A Taxi or Two

Monday started early in the City of Eternal Spring (Kunming) with a taxi driver who didn’t know the way to the new South Bus Station and ended with in Thailand with one who didn’t know he’d reached my destination.  I wasn’t really in Thailand, the closest borders are with Burma and Laos, but the profusion of Thai architecture, script and elephant motifs means I could be forgiven for imagining I’d left China.  The dominant population is related to the thai people.

The morning’s taxi driver started off well, but soon had second thoughts about the location written on the paper.    Eventually after he’d driven on yet again and I’d dug the map from the bottom of my bag, because I wasn’t going to need it for a while, and  showed him the destination off the map did he decide he was happy and continued in a more purposeful manner.  He was quiet and patient and lasted until the destination before he lit up a cigarette.
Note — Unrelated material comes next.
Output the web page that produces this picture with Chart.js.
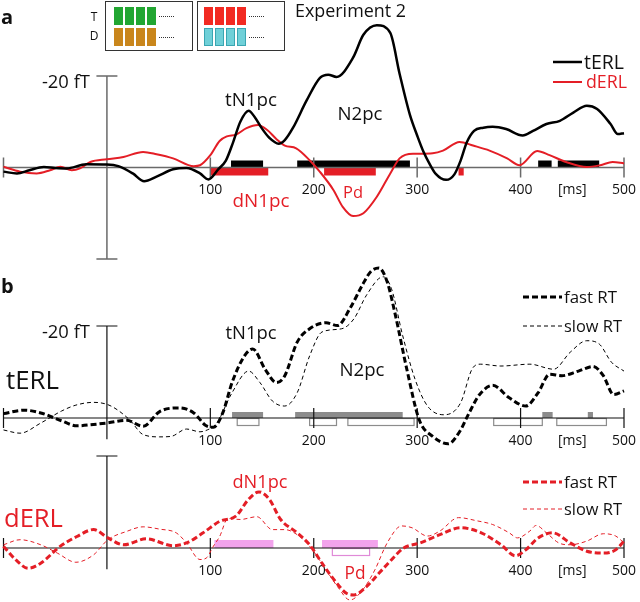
<!DOCTYPE html>
<html><head><meta charset="utf-8">
<script src="https://cdn.jsdelivr.net/npm/chart.js@4.4.1/dist/chart.umd.min.js"></script>
<style>
body{margin:0;background:#fff;}
#wrap{position:relative;width:640px;height:602px;overflow:hidden;font-family:"Open Sans",sans-serif;color:#111;}
canvas{position:absolute;left:0;top:0;}
.t{position:absolute;white-space:nowrap;transform:translate(-50%,-50%);line-height:1;}
.l{position:absolute;white-space:nowrap;transform:translate(0,-50%);line-height:1;}
.box{position:absolute;border:1.3px solid #333;box-sizing:border-box;}
.sq{position:absolute;width:9px;height:18px;box-sizing:border-box;}
.dots{position:absolute;height:0;border-top:1.5px dotted #333;}
.red{color:#e41e26;}
</style></head><body>
<div id="wrap">
<canvas id="cA" width="640" height="602"></canvas>
<canvas id="cB" width="640" height="602"></canvas>
<canvas id="cC" width="640" height="602"></canvas>

<div class="l" style="left:1px;top:17px;font-size:20px;font-weight:bold;">a</div>
<div class="l" style="left:1px;top:286px;font-size:20px;font-weight:bold;">b</div>
<div class="l fit" data-w="111" style="left:295px;top:11px;font-size:17px;">Experiment 2</div>

<div class="box" style="left:105px;top:1px;width:88px;height:50px;"></div>
<div class="box" style="left:197px;top:1px;width:88px;height:50px;"></div>
<div class="t" style="left:94px;top:17px;font-size:12px;">T</div>
<div class="t" style="left:94px;top:36px;font-size:12px;">D</div>
<div id="squares"></div>

<div class="l fit" data-w="40" style="left:584px;top:62px;font-size:17px;">tERL</div>
<div class="l red fit" data-w="41" style="left:586px;top:82px;font-size:17px;">dERL</div>
<div class="t fit" data-w="52" style="left:251px;top:99px;font-size:17px;">tN1pc</div>
<div class="t fit" data-w="45" style="left:360px;top:113px;font-size:17px;">N2pc</div>
<div class="t red fit" data-w="57" style="left:261px;top:200px;font-size:17px;">dN1pc</div>
<div class="t red fit" data-w="20" style="left:353px;top:192px;font-size:17px;">Pd</div>

<div class="l fit" data-w="53" style="left:6px;top:380px;font-size:26px;">tERL</div>
<div class="t fit" data-w="51" style="left:251px;top:332px;font-size:17px;">tN1pc</div>
<div class="t fit" data-w="45" style="left:362px;top:369px;font-size:17px;">N2pc</div>
<div class="l fit" data-w="53" style="left:564px;top:297px;font-size:15px;">fast RT</div>
<div class="l fit" data-w="58" style="left:564px;top:326px;font-size:15px;">slow RT</div>

<div class="l red fit" data-w="59" style="left:4px;top:518px;font-size:26px;">dERL</div>
<div class="t red fit" data-w="55" style="left:260px;top:481px;font-size:17px;">dN1pc</div>
<div class="t red fit" data-w="21" style="left:355px;top:573px;font-size:17px;">Pd</div>
<div class="l fit" data-w="53" style="left:564px;top:482px;font-size:15px;">fast RT</div>
<div class="l fit" data-w="58" style="left:564px;top:509px;font-size:15px;">slow RT</div>
</div>
<script>
// ---------- DATA ----------
const tickMarks = [-100, 100, 200, 300, 400, 500];
const tickValues = [100, 200, 300, 400, 450, 500];
const tickLabels = ['100', '200', '300', '400', '[ms]', '500'];
const scaleLabel = '-20 fT';

// panel a: tERL (black)
const aTerlT = [-100,-87,-75,-61,-50,-39,-20,0,11,25,36,48,64,77,90,98,108,115,122,129,137,143,150,157,166,172,180,193,206,214,222,238,248,261,274,283,293,300,306,312,318,328,336,342,348,355,364,373,386,402,412,425,438,451,464,474,487,494,500];
const aTerlV = [0.9,1.3,0.6,-0.1,0.1,0.2,-0.7,-0.65,-0.3,1.3,3.0,2.0,0.4,0.1,1.3,2.6,0.3,-1.5,-5.5,-10,-12.4,-11,-8.5,-6.5,-5.2,-6,-8.7,-14.6,-19.6,-20.3,-19.8,-24,-29,-31.1,-29.4,-20.5,-11.5,-7,-3.5,-0.8,1.4,2.7,1.5,-1.5,-5.5,-8,-8.7,-8.9,-8.4,-7,-8,-9.5,-10.2,-12,-13.5,-12.8,-9.5,-7.3,-7.5];
// panel a: dERL (red)
const aDerlT = [-100,-84,-68,-55,-45,-34,-26,-16,0,16,35,48,64,84,90,100,109,116,125,135,146,155,164,172,183,196,206,219,228,238,248,261,274,283,296,303,315,325,341,354,370,387,399,416,428,444,464,477,489,500];
const aDerlV = [-0.15,0.9,1.3,0.6,-0.15,0.6,0.2,-1.2,-1.8,-2.3,-3.4,-2.9,-2.0,-0.3,-0.5,-2.7,-5.8,-6.8,-7.2,-8.6,-9.3,-8.2,-6.2,-4.8,-4.2,-1.6,0.95,4.9,8.6,10.6,10,6.4,1.3,-2,-3,-3,-3.1,-3.7,-5.6,-4.8,-3.7,-2,-0.5,-3.6,-2.7,-1.2,-0.1,-0.5,-1.2,-0.9];
// panel a significance bars [start, end] in ms
const aBarsT = [[120,151],[184,293],[417,430],[436,476]];
const aBarsD = [[100,156],[210,260],[340,345]];

// panel b: tERL fast / slow RT
const bFastT = [-100,-80,-64,-44,-29,-13,0,19,35,51,70,84,96,103,112,121,133,141,153,164,172,184,196,212,223,235,247,255,263,271,279,290,302,315,330,341,350,360,373,389,405,417,428,440,456,470,480,490,500];
const bFastV = [-0.95,-1.7,-1.1,0.6,1.7,1.4,1.1,0.5,1.8,-1.4,-2.2,-1.1,1.7,2.0,-1.1,-7.7,-13.5,-15,-10.6,-7.7,-9.2,-16.5,-19.4,-20.7,-20.1,-23.8,-28.9,-31.8,-32.6,-29.6,-22.3,-10.6,0.4,4,5.6,3,-1,-5,-7.1,-4.4,-2.6,-5.5,-9.5,-9.2,-10.2,-11.2,-9.2,-5.1,-5.9];
const bSlowT = [-100,-84,-64,-44,-30,-13,3,22,35,51,62,77,90,97,106,121,137,148,160,172,184,196,208,227,239,251,267,275,286,298,310,326,342,353,361,381,409,432,448,464,476,488,500];
const bSlowV = [2.6,3.3,1.1,-1.5,-2.8,-3.4,-2.7,0.4,3.6,4.1,4.0,2.4,3.0,2.6,1.2,-5.5,-10.2,-7.7,-3.7,-2.6,-5.5,-13.5,-18.7,-19.4,-21.6,-26.7,-30.7,-28.2,-17.9,-8.4,-2.6,-0.7,-3.3,-10.6,-11.7,-11.3,-11.7,-10.6,-14.3,-16.8,-16.1,-12.1,-10.2];
const bBarsFilled = [[121,151],[182,286],[421,431],[465,470]];
const bBarsOpen = [[126,147],[196,222],[233,297],[374,421],[435,483]];

// panel b: dERL fast / slow RT
const cFastT = [-100,-88,-76,-64,-45,-29,-13,1,16,38,64,77,93,109,125,137,147,157,168,184,196,208,220,232,239,251,263,275,287,303,322,342,362,381,395,405,417,431,448,464,480,492,500];
const cFastV = [-0.4,2.6,4.4,3.3,-0.4,-2.5,-4,-2.2,-0.7,-2,-0.5,-1.1,-3.3,-5.8,-7,-10.6,-12.2,-10.6,-6.2,-3.3,-0.7,3.3,7,9.9,10.2,8.4,5.5,2.6,0,-1.1,-2.9,-4.4,-3.3,-0.7,1.7,0.4,-2.2,-3.3,-1.1,0.7,1.1,0.4,-1.5];
const cSlowT = [-100,-84,-64,-48,-30,-13,1,19,35,51,67,77,90,96,103,109,117,129,145,160,172,184,196,212,223,235,247,259,271,285,295,310,322,340,358,373,389,397,409,415,425,437,448,464,480,492,500];
const cSlowV = [-0.7,-1.8,-0.7,1.1,3.1,1.5,-1.8,-3.6,-4.6,-4.1,-3.3,-1.1,2.5,2.2,-0.4,-2.5,-6.4,-6.2,-6.8,-4.0,-4.0,-2.9,-0.4,4.8,8.4,11.3,9.2,4.8,-1.1,-4.8,-4.4,-2.6,-3.7,-6.6,-5.9,-5.1,-3.3,-2.2,-3.7,-4.9,-3.3,-1.1,-0.7,-1.5,-3.1,-2.6,-1.1];
const cBarsFilled = [[104,161],[208,262]];
const cBarsOpen = [[218,254]];

// ---------- STYLE / RENDER ----------
const RED = '#e41e26';
const FONT = '"Open Sans"';
function pts(t, v) { return t.map((x, i) => ({ x: x, y: v[i] })); }
function ds(t, v, color, width, dash) {
  return { data: pts(t, v), borderColor: color, borderWidth: width, borderDash: dash || [],
    pointRadius: 0, fill: false, cubicInterpolationMode: 'monotone', clip: false };
}

// fit annotation text to the reference widths
document.querySelectorAll('.fit').forEach(el => {
  const base = parseFloat(el.style.fontSize);
  const w = el.getBoundingClientRect().width;
  const target = parseFloat(el.dataset.w);
  if (w > 0) el.style.fontSize = (base * target / w).toFixed(2) + 'px';
});

// canvas label font sizes matched to reference widths
const measureCtx = document.createElement('canvas').getContext('2d');
function fitSize(text, target) {
  measureCtx.font = '20px ' + FONT;
  return 20 * target / measureCtx.measureText(text).width;
}
const tickFontSize = fitSize('100', 24);
const scaleFontSize = fitSize(scaleLabel, 48);

// inset stimulus squares
(function () {
  const host = document.getElementById('squares');
  const rows = [
    { x0: 114, y: 7, fill: '#22a632', border: '#22a632' },
    { x0: 114, y: 28, fill: '#c9861c', border: '#c9861c' },
    { x0: 204, y: 7, fill: '#f22a22', border: '#f22a22' },
    { x0: 204, y: 28, fill: '#6fd0d8', border: '#3aa6b2' }
  ];
  rows.forEach(r => {
    for (let i = 0; i < 4; i++) {
      const d = document.createElement('div');
      d.className = 'sq';
      d.style.left = (r.x0 + i * 11) + 'px'; d.style.top = r.y + 'px';
      d.style.background = r.fill; d.style.border = '1px solid ' + r.border;
      host.appendChild(d);
    }
    const dt = document.createElement('div');
    dt.className = 'dots';
    dt.style.left = (r.x0 + 45) + 'px'; dt.style.top = (r.y + 9) + 'px'; dt.style.width = '15px';
    host.appendChild(dt);
  });
})();

const panelCfg = {
  cA: { axisColor: '#6a6a6a', axisWidth: 1.5, barTop: -20, barBottom: 20, capBottom: true, label: true,
        bars: [ { data: aBarsT, up: true, h: 7, fill: '#000' }, { data: aBarsD, up: false, h: 8, fill: RED } ],
        legend: [ { ds: 0, x1: 553, x2: 582, y: 62 }, { ds: 1, x1: 553, x2: 582, y: 82 } ] },
  cB: { axisColor: '#111', axisWidth: 1.2, barTop: -20, barBottom: 4.6, capBottom: false, label: true,
        bars: [ { data: bBarsFilled, up: true, h: 6, fill: '#8c8c8c' }, { data: bBarsOpen, up: false, h: 8, stroke: '#8c8c8c' } ],
        legend: [ { ds: 0, x1: 523, x2: 562, y: 297 }, { ds: 1, x1: 523, x2: 562, y: 326 } ] },
  cC: { axisColor: '#111', axisWidth: 1.2, barTop: -20, barBottom: 4.6, capBottom: false, label: false,
        bars: [ { data: cBarsFilled, up: true, h: 8, fill: '#f2a3ec' }, { data: cBarsOpen, up: false, h: 8, stroke: '#e08ad8' } ],
        legend: [ { ds: 0, x1: 523, x2: 562, y: 482 }, { ds: 1, x1: 523, x2: 562, y: 509 } ] }
};

const erlPlugin = {
  id: 'erlAxes',
  beforeDatasetsDraw(chart) {
    const o = panelCfg[chart.canvas.id];
    const ctx = chart.ctx, xs = chart.scales.x, ys = chart.scales.y;
    const y0 = ys.getPixelForValue(0);
    ctx.save();
    o.bars.forEach(b => {
      b.data.forEach(r => {
        const x1 = xs.getPixelForValue(r[0]), x2 = xs.getPixelForValue(r[1]);
        const top = b.up ? y0 - b.h : y0;
        if (b.fill) { ctx.fillStyle = b.fill; ctx.fillRect(x1, top, x2 - x1, b.h); }
        else { ctx.strokeStyle = b.stroke; ctx.lineWidth = 1.2; ctx.strokeRect(x1, top + 0.5, x2 - x1, b.h - 1); }
      });
    });
    ctx.strokeStyle = o.axisColor; ctx.lineWidth = o.axisWidth;
    ctx.beginPath();
    ctx.moveTo(xs.getPixelForValue(-100), y0); ctx.lineTo(xs.getPixelForValue(500), y0);
    tickMarks.forEach(v => { const x = xs.getPixelForValue(v); ctx.moveTo(x, y0 - 10); ctx.lineTo(x, y0 + 10); });
    const xz = xs.getPixelForValue(0);
    const yt = ys.getPixelForValue(o.barTop), yb = ys.getPixelForValue(o.barBottom);
    ctx.moveTo(xz, yt); ctx.lineTo(xz, yb);
    ctx.moveTo(xz - 10.5, yt); ctx.lineTo(xz + 10.5, yt);
    if (o.capBottom) { ctx.moveTo(xz - 10.5, yb); ctx.lineTo(xz + 10.5, yb); }
    ctx.stroke();
    ctx.fillStyle = '#111'; ctx.font = tickFontSize.toFixed(2) + 'px ' + FONT;
    ctx.textAlign = 'center'; ctx.textBaseline = 'middle';
    tickValues.forEach((v, i) => ctx.fillText(tickLabels[i], xs.getPixelForValue(v), y0 + 23));
    if (o.label) { ctx.textAlign = 'right'; ctx.font = scaleFontSize.toFixed(2) + 'px ' + FONT; ctx.fillText(scaleLabel, xz - 17, yt + 7); }
    ctx.restore();
  },
  afterDraw(chart) {
    const o = panelCfg[chart.canvas.id];
    const ctx = chart.ctx;
    ctx.save();
    o.legend.forEach(l => {
      const d = chart.data.datasets[l.ds];
      ctx.strokeStyle = d.borderColor; ctx.lineWidth = d.borderWidth; ctx.setLineDash(d.borderDash || []);
      ctx.beginPath(); ctx.moveTo(l.x1, l.y); ctx.lineTo(l.x2, l.y); ctx.stroke();
    });
    ctx.restore();
  }
};

function makeChart(id, datasets, yMin, yMax, padTop, padBottom) {
  return new Chart(document.getElementById(id), {
    type: 'line',
    data: { datasets: datasets },
    options: {
      responsive: false, animation: false, events: [],
      layout: { padding: { left: 3.5, right: 16, top: padTop, bottom: padBottom } },
      plugins: { legend: { display: false }, tooltip: { enabled: false } },
      scales: {
        x: { type: 'linear', min: -100, max: 500, display: false },
        y: { type: 'linear', min: yMin, max: yMax, reverse: true, display: false }
      }
    },
    plugins: [erlPlugin]
  });
}

makeChart('cA', [ ds(aTerlT, aTerlV, '#000', 2.5), ds(aDerlT, aDerlV, RED, 2) ], -20, 20, 76, 343);
makeChart('cB', [ ds(bFastT, bFastV, '#000', 3, [6, 3]), ds(bSlowT, bSlowV, '#000', 1, [4, 3]) ], -20, 20, 326, 92);
makeChart('cC', [ ds(cFastT, cFastV, RED, 3, [6, 3]), ds(cSlowT, cSlowV, RED, 1, [4, 3]) ], -20, 10, 456, 8);
</script>
</body></html>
The evening’s driver again read the address and decided he knew the location so off we went.   We reached a busy street and he stopped.  He didn’t know where to take me.  The location didn’t coincide with the description on the hostel website so I didn’t look for signs.  He phoned the hostel and told me to wait.  I thought he was waiting for traffic to slow so he could do a U turn when a strange man appeared and told me to go with him.  After I established that the strange man really was from the hostel about 50 metres away I paid the driver and left.  It eventuated that he had taken me to the correct address as the hostel was in a laneway and he had not noticed the signage.

I’ve had drivers have tantrums because they have been forced by a taxi controller to take me places they didn’t know.  One man only stopped complaining in order to start turning a receipt into origami, while driving.  After I became more familiar with Beijing I realised that the location I needed that time was a very well known and easily accessed area.

Another driver was most upset to have his card game interrupted that he refused to drive and walked away from the cab.   I’ve had driver’s refuse to take me when I’ve shown them the location on a map written in Chinese when the distance was not great.  Yet I had one delightful woman happy to take me somewhere and back, based only on sign language and then have a laugh with me when we realised I hadn’t given her the most direct route for the forward journey.

The photos relate to Monday’s bus trip.

These are some of the buses at the Kunming South Bus station  with the station building at the rear.

Lunch which was included in the ticket price. This was provided at a restaurant at one of the stops. The tofu & the zucchini are common.  The college canteen often cooks them.

The bus stopped after several hours driving.  It was   in the middle of nowhere similar to the rest stops on Australian roads.  After the toilets at a previous stop in a town I was glad I didn’t need to visit this one.

We stopped on the outskirts of a city  and the bus attendant, in national dress, attended to some business.

On another occasion we were stopped and a policeman entered and scanned everyone’s identity cards.  He was uninterested in a foreign passport.